Leave out the pictures and copy everything else below exactly.

>> Start DATA EXCERPT

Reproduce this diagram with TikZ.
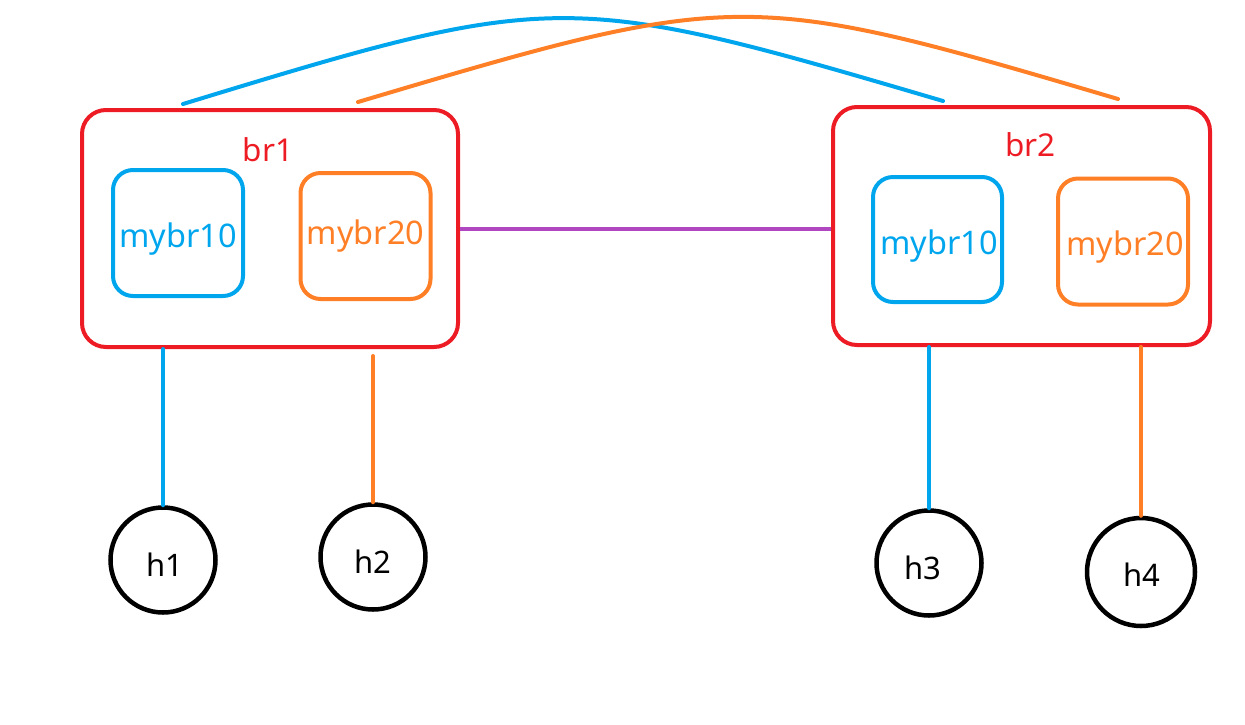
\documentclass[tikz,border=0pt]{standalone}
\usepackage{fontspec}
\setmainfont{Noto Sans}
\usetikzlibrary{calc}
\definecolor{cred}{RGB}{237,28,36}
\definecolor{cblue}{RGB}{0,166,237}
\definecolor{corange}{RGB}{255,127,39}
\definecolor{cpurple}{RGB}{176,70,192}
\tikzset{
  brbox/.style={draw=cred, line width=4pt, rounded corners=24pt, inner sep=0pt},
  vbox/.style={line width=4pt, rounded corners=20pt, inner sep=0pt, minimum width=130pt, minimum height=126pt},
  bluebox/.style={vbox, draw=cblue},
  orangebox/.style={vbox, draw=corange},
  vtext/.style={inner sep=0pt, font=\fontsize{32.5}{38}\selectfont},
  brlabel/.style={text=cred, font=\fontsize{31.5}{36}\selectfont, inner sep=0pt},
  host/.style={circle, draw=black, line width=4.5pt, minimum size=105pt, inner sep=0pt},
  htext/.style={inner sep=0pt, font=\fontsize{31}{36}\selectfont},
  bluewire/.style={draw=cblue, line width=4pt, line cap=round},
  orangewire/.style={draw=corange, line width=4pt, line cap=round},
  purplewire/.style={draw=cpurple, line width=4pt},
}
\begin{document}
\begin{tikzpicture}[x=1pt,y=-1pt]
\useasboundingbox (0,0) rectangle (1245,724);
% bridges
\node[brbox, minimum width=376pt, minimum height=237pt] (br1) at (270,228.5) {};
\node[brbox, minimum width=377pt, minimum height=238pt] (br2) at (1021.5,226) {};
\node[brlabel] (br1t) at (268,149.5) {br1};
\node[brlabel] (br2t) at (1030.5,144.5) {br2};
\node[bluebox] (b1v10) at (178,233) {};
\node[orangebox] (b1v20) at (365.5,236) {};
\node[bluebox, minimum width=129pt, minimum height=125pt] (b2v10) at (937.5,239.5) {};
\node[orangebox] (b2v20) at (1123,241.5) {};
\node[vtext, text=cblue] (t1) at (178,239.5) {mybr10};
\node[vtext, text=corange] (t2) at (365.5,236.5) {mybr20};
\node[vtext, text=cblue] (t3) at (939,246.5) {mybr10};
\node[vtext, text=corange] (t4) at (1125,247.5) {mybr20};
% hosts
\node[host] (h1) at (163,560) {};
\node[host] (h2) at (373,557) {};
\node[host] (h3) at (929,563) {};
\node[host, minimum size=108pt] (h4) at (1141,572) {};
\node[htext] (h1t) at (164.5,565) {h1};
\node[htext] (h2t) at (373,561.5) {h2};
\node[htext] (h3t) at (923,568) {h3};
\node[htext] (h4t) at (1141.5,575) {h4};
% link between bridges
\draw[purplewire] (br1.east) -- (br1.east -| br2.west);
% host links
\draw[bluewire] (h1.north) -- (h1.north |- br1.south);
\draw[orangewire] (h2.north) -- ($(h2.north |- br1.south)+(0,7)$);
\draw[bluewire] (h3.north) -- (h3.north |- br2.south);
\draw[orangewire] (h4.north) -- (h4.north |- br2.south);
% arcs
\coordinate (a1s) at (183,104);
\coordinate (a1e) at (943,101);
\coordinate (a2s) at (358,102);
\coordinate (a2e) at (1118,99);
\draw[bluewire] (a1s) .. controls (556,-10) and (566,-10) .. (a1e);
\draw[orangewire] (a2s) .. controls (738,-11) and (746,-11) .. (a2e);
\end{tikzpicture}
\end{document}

>> End DATA EXCERPT

## CORRECT RESULT
Reproduce this diagram with TikZ.
\documentclass[tikz,border=0pt]{standalone}
\usepackage{fontspec}
\setmainfont{Noto Sans}
\usetikzlibrary{calc}
\definecolor{cred}{RGB}{237,28,36}
\definecolor{cblue}{RGB}{0,166,237}
\definecolor{corange}{RGB}{255,127,39}
\definecolor{cpurple}{RGB}{176,70,192}
\tikzset{
  brbox/.style={draw=cred, line width=4pt, rounded corners=24pt, inner sep=0pt},
  vbox/.style={line width=4pt, rounded corners=20pt, inner sep=0pt, minimum width=130pt, minimum height=126pt},
  bluebox/.style={vbox, draw=cblue},
  orangebox/.style={vbox, draw=corange},
  vtext/.style={inner sep=0pt, font=\fontsize{32.5}{38}\selectfont},
  brlabel/.style={text=cred, font=\fontsize{31.5}{36}\selectfont, inner sep=0pt},
  host/.style={circle, draw=black, line width=4.5pt, minimum size=105pt, inner sep=0pt},
  htext/.style={inner sep=0pt, font=\fontsize{31}{36}\selectfont},
  bluewire/.style={draw=cblue, line width=4pt, line cap=round},
  orangewire/.style={draw=corange, line width=4pt, line cap=round},
  purplewire/.style={draw=cpurple, line width=4pt},
}
\begin{document}
\begin{tikzpicture}[x=1pt,y=-1pt]
\useasboundingbox (0,0) rectangle (1245,724);
% bridges
\node[brbox, minimum width=376pt, minimum height=237pt] (br1) at (270,228.5) {};
\node[brbox, minimum width=377pt, minimum height=238pt] (br2) at (1021.5,226) {};
\node[brlabel] (br1t) at (268,149.5) {br1};
\node[brlabel] (br2t) at (1030.5,144.5) {br2};
\node[bluebox] (b1v10) at (178,233) {};
\node[orangebox] (b1v20) at (365.5,236) {};
\node[bluebox, minimum width=129pt, minimum height=125pt] (b2v10) at (937.5,239.5) {};
\node[orangebox] (b2v20) at (1123,241.5) {};
\node[vtext, text=cblue] (t1) at (178,239.5) {mybr10};
\node[vtext, text=corange] (t2) at (365.5,236.5) {mybr20};
\node[vtext, text=cblue] (t3) at (939,246.5) {mybr10};
\node[vtext, text=corange] (t4) at (1125,247.5) {mybr20};
% hosts
\node[host] (h1) at (163,560) {};
\node[host] (h2) at (373,557) {};
\node[host] (h3) at (929,563) {};
\node[host, minimum size=108pt] (h4) at (1141,572) {};
\node[htext] (h1t) at (164.5,565) {h1};
\node[htext] (h2t) at (373,561.5) {h2};
\node[htext] (h3t) at (923,568) {h3};
\node[htext] (h4t) at (1141.5,575) {h4};
% link between bridges
\draw[purplewire] (br1.east) -- (br1.east -| br2.west);
% host links
\draw[bluewire] (h1.north) -- (h1.north |- br1.south);
\draw[orangewire] (h2.north) -- ($(h2.north |- br1.south)+(0,7)$);
\draw[bluewire] (h3.north) -- (h3.north |- br2.south);
\draw[orangewire] (h4.north) -- (h4.north |- br2.south);
% arcs
\coordinate (a1s) at (183,104);
\coordinate (a1e) at (943,101);
\coordinate (a2s) at (358,102);
\coordinate (a2e) at (1118,99);
\draw[bluewire] (a1s) .. controls (556,-10) and (566,-10) .. (a1e);
\draw[orangewire] (a2s) .. controls (738,-11) and (746,-11) .. (a2e);
\end{tikzpicture}
\end{document}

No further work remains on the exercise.